新年度を迎えてから1か月以上が過ぎました。
昔からよく知られる「五月病」が起こりやすい時期でもあります。
五月病は、正式な疾患名ではなく一般に呼ばれる言葉で「アパシー・シンドローム」(「apathy」=無関心・無感動・無気力、「syndrome」=症候群)の表現の一つです。
社会人のみならず大学生や中高生、小学生などさまざまな世代にみられる、新しい環境に適応できないことによって生じた無気力などの精神的症状がある状態のことをいいます。
企業では、新年度にあたり組織の編成や個人の異動、新入社員の入社、上司や先輩社員の退職などによる自身の役割の変化など、環境の大きな変化による精神的な負担が積み重なる人もいることでしょう。
五月病は精神的な症状とお伝えしましたが、精神状態は身体症状として現れることがあります。
この記事では、ストレスによって引き起こされる諸症状のうち、「めまい」について詳しくお伝えします。
ストレスによって引き起こされる「めまい」
「めまい」と一口にいっても、目の前が真っ暗になるもの、ふわふわと浮いている感覚になるものなどいくつか種類があります。
厚生労働省の「国民生活基礎調査」(2022年)によれば、全国でめまいを訴える人は1,000人あたり20.3人います。
めまいの原因には脳神経的な問題や内科的問題などさまざまあり、その中で、精神的なストレスが一因であるものとして「良性発作性頭位めまい症」や「メニエール病」があります。
これらの疾患は、芸能人も発症したとして度々メディアでも伝えられることがあり、発症した場合は一定期間の休養が必要になるものです。
企業に勤めている人の場合、休職が余儀なくされる可能性もあります。
なぜめまいが起こるのか?
「良性発作性頭位めまい症」は、起き上がる、寝返りを打つなど頭を動かしたときに急に起こる、自分や周りがグルグルと回転しているように感じるめまい症状が特徴の疾患です。
耳の奥の内耳にある「耳石」という結晶が本来の場所から剥がれ落ちることで体の平衡感覚が乱れ、めまいを生じます。

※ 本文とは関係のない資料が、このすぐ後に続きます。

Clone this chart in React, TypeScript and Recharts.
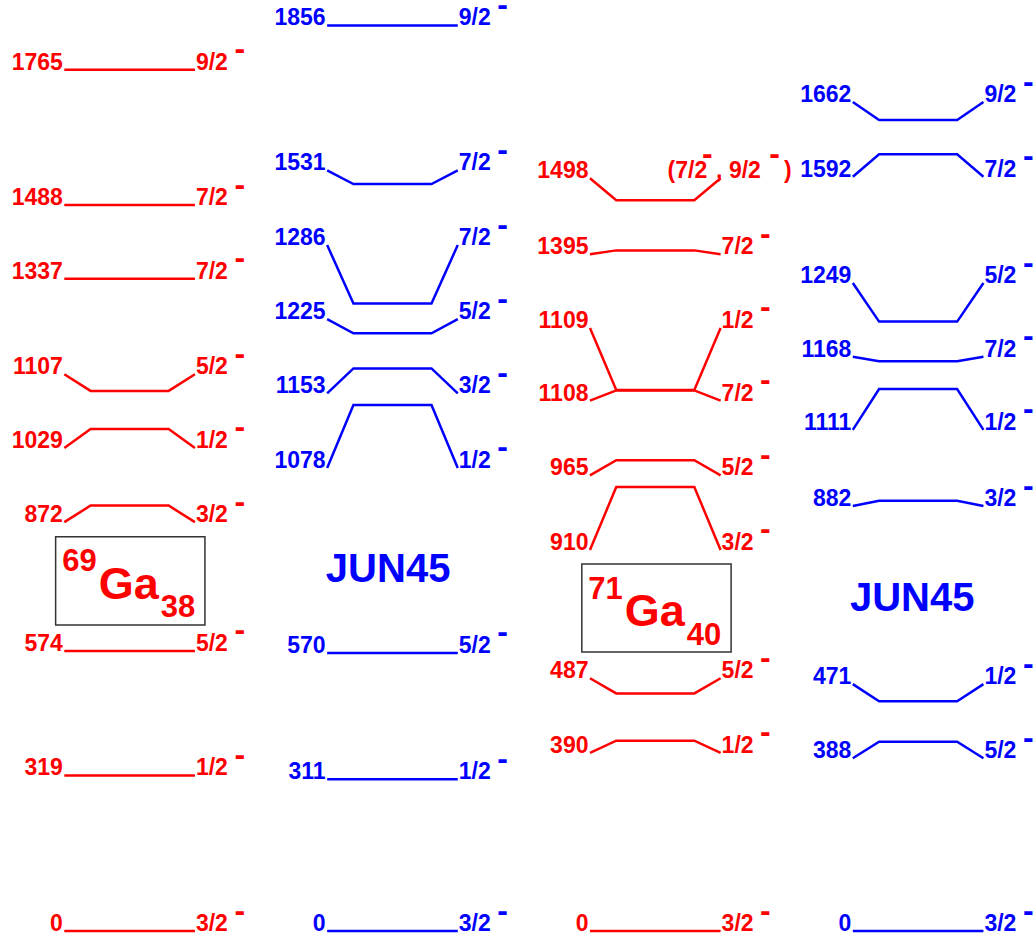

「メニエール病」も突然発症し、良性発作性頭位めまい症と同じく回転するような激しいめまいが起こりますが、メニエール病は内耳にあるリンパ液が増えて中が浮腫んだ状態になることによりめまいを生じます。
さらに、良性発作性頭位めまい症はめまいの持続時間が数十秒から数分であるのに対して、メニエール病は数十分から数時間程度持続し、めまいに加えて耳鳴りや難聴を生じ津ことがあるのが特徴です。
どちらも器質的に原因でめまいを生じるものではありますが、そのおおもとの要因にはストレスがあることがわかっています。
良性発作性頭位めまい症は、耳石が本来の位置から剥がれることでめまいを生じますが、耳石が剥がれる要因には、転倒など、頭や耳の部分に強い外的な衝撃が加わることもありますが、疲れやストレスも関係しているといわれています。
しかし、その機序は明確ではありません。
メニエール病は、ストレスによって、自律神経のバランスが乱れることで、全身の水分調整にかかわるバソプレッシン(抗利尿ホルモン)の分泌量が増加し、それによって内耳のリンパ液が増え浮腫みを引き起こしている可能性も示唆されています。
心因性めまいの対策は日頃のストレスケアから
良性発作性頭位めまい症とメニエール病の予後についても違いがあります。
良性発作性頭位めまい症は、一般的には予後は良好であり、多くが1か月程度で自然に治ります。
治療では、耳石を正しい位置に戻すように頭を動かすリハビリを行います。
対してメニエール病は、薬物療法が中心となり、内耳の血流をよくするものや、利尿剤などを点滴投与することがあります。
しかし、良性発作性頭位めまい症とは異なり、症状を繰り返し、完全に治癒しないこともあります。
どちらの疾患も、発症後早期に治療することが重要です。
また、記事の前半でお伝えした通り、めまいを引き起こす疾患は脳神経的な問題や内科的な問題など、心因性めまい以外にもあります。
めまいが生じた時には、耳鼻咽喉科もしくは脳神経外科、または内科の受診をすることを強くおすすめします。
最後に、今回ご紹介した2つの疾患以外にも、ストレスは全身に好ましくない影響を及ぼす危険因子です。
過労や睡眠不足のほか、気候や環境の変化、人間関係など、ストレスのもととなるものが周囲にある場合が、自分自身の心身の状態をより一層細かに見つめて、ほどほどの気持ちで過ごしていきましょう。